Go through each line of the records below and count those with the word "this". Give only the count.

◆ **Provided information**:
──────────
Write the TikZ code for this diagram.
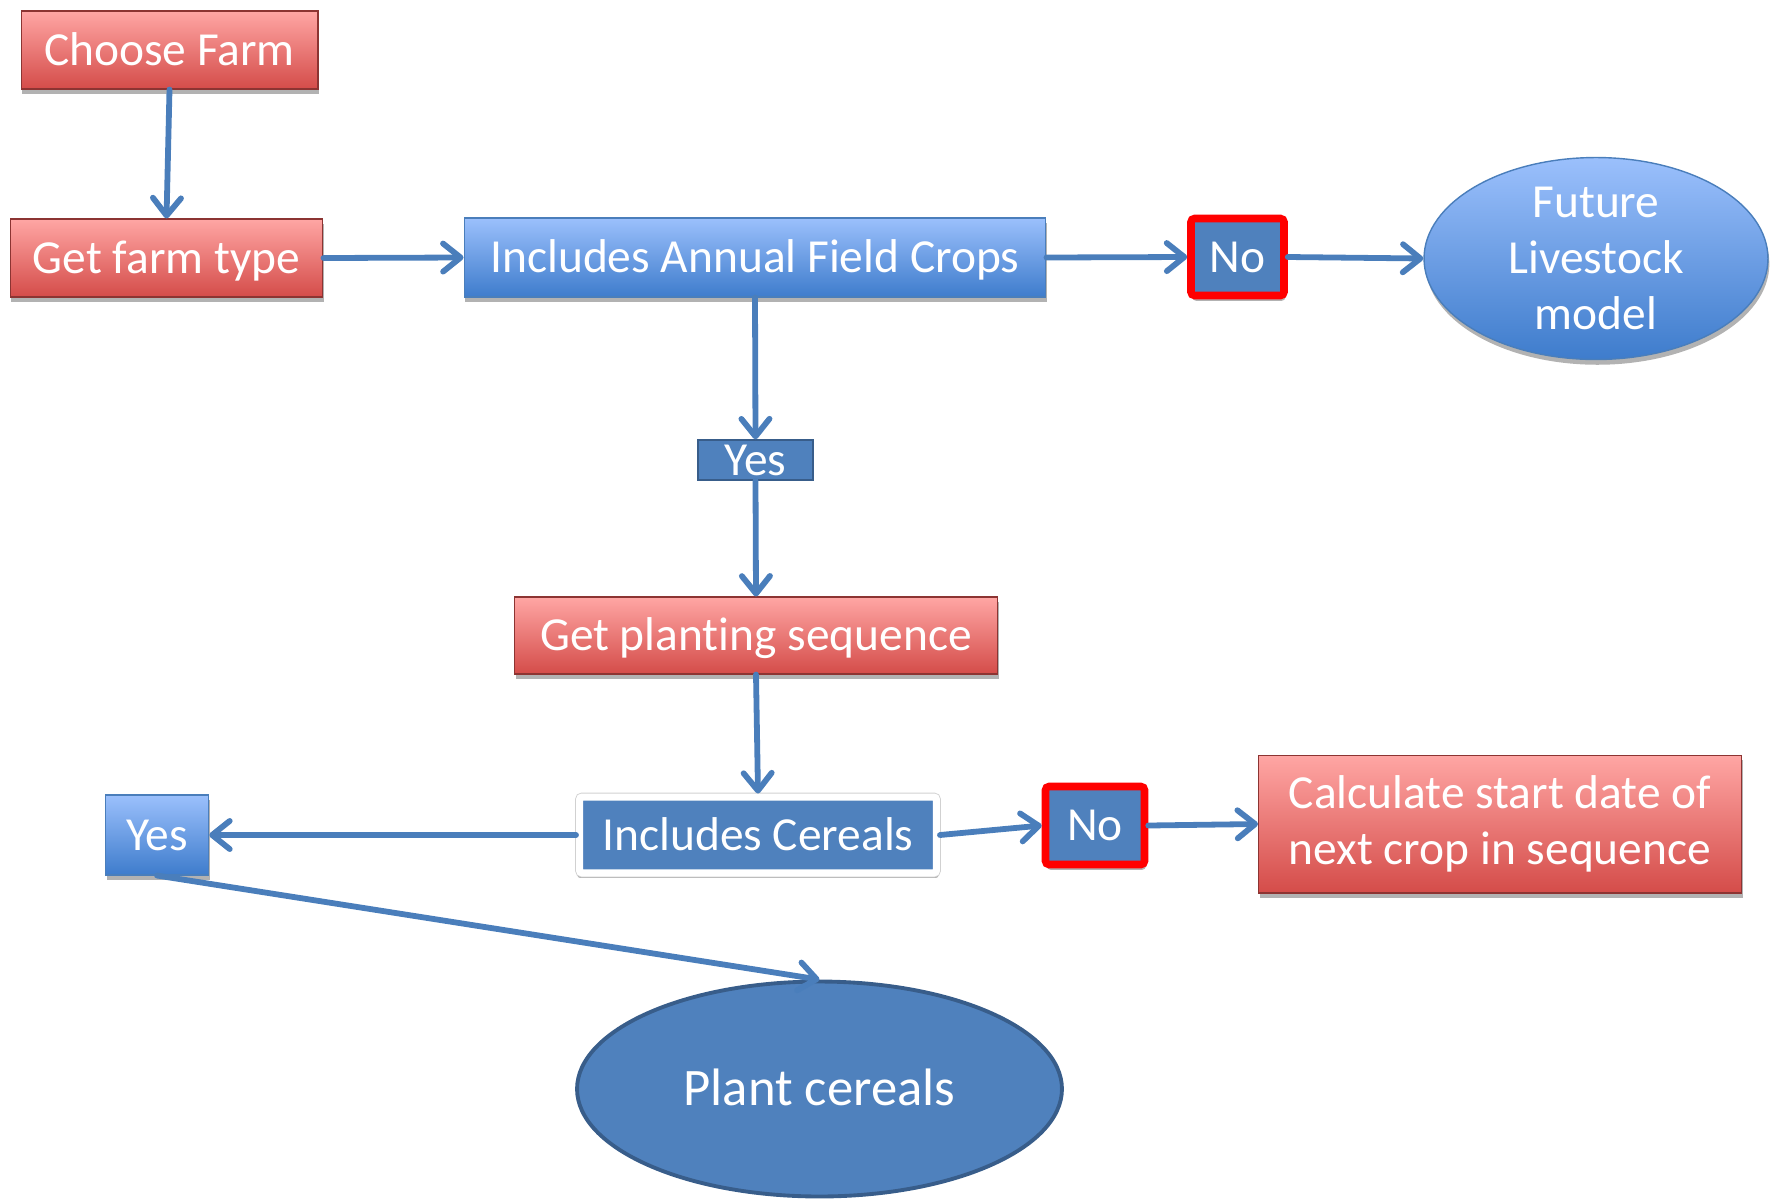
──────────
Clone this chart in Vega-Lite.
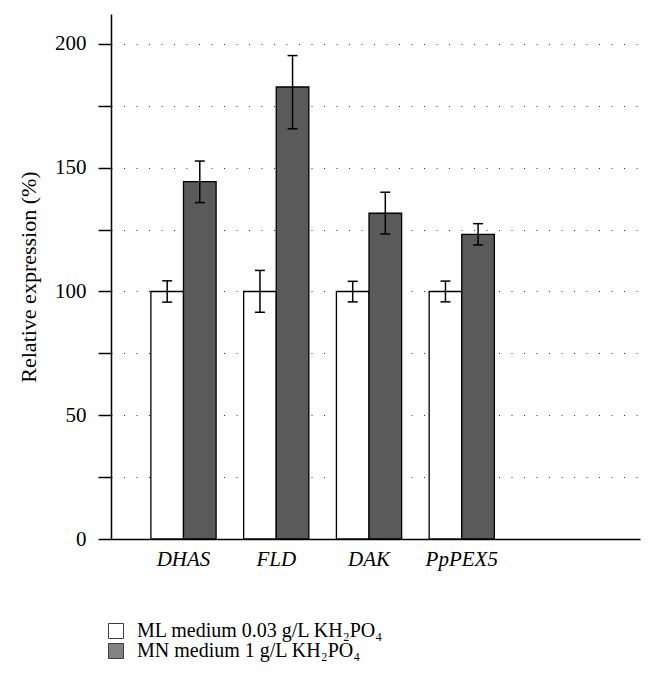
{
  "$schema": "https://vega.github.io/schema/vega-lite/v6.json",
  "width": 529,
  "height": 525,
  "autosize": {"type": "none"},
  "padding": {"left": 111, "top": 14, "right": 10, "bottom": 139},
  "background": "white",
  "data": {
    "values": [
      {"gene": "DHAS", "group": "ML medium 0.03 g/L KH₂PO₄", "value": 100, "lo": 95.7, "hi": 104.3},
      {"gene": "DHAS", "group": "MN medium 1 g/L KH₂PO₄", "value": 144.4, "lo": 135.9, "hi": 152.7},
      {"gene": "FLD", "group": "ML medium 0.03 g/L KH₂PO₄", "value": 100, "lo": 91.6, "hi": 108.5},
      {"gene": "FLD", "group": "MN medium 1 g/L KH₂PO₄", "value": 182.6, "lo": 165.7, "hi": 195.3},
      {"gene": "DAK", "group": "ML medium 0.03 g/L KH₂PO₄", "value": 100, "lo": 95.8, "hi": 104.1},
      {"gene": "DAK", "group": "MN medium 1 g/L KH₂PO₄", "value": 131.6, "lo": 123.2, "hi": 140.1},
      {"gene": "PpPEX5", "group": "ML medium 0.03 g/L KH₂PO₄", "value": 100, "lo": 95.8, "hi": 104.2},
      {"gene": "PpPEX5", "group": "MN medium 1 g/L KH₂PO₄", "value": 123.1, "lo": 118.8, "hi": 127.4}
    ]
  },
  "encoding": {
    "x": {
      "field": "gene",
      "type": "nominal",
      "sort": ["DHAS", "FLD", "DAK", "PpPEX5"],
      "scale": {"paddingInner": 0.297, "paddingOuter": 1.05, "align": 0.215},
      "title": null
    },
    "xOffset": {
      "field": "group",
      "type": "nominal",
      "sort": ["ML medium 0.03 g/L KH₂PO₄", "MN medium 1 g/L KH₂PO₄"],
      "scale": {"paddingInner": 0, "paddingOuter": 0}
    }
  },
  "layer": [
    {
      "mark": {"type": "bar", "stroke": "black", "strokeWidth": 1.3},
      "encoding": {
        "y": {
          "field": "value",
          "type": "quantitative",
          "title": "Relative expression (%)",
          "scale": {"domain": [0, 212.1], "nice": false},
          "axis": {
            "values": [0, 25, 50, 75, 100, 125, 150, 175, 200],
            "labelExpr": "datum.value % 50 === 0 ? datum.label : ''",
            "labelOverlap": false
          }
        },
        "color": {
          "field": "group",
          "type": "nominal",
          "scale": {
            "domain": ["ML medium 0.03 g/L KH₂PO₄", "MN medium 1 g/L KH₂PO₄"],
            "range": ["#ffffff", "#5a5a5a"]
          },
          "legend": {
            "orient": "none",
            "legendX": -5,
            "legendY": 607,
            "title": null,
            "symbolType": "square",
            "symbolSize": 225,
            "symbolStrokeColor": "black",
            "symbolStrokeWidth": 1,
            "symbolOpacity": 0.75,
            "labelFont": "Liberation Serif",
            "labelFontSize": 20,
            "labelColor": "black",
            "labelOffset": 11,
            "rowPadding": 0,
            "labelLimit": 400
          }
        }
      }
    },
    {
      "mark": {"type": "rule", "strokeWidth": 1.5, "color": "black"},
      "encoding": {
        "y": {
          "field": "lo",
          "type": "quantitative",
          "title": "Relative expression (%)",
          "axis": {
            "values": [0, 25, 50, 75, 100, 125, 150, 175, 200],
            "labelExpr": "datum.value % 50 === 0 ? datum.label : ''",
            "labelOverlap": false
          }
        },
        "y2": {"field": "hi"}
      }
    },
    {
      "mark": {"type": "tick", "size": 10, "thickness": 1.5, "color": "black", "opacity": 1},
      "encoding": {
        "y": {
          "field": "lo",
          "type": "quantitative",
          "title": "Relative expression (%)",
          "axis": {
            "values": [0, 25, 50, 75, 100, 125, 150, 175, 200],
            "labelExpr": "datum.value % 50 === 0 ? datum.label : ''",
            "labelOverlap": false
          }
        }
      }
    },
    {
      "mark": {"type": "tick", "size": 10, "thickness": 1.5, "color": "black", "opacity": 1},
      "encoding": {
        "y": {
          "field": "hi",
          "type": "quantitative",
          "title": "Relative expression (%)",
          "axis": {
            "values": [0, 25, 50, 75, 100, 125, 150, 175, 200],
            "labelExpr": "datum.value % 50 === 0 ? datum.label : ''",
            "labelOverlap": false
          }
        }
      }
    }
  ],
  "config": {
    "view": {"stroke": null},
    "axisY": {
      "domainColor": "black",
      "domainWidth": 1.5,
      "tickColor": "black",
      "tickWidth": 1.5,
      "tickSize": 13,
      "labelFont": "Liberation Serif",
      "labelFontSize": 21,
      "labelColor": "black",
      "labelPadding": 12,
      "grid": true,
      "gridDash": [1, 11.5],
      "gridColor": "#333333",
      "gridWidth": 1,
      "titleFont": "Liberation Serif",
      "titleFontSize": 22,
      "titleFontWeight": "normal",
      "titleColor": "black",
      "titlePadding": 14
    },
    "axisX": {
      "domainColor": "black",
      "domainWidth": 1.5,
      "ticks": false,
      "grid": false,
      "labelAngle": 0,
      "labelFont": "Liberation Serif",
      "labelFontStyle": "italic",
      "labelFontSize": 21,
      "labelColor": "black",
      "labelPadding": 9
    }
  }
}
──────────
◆ **Exercise response**: 2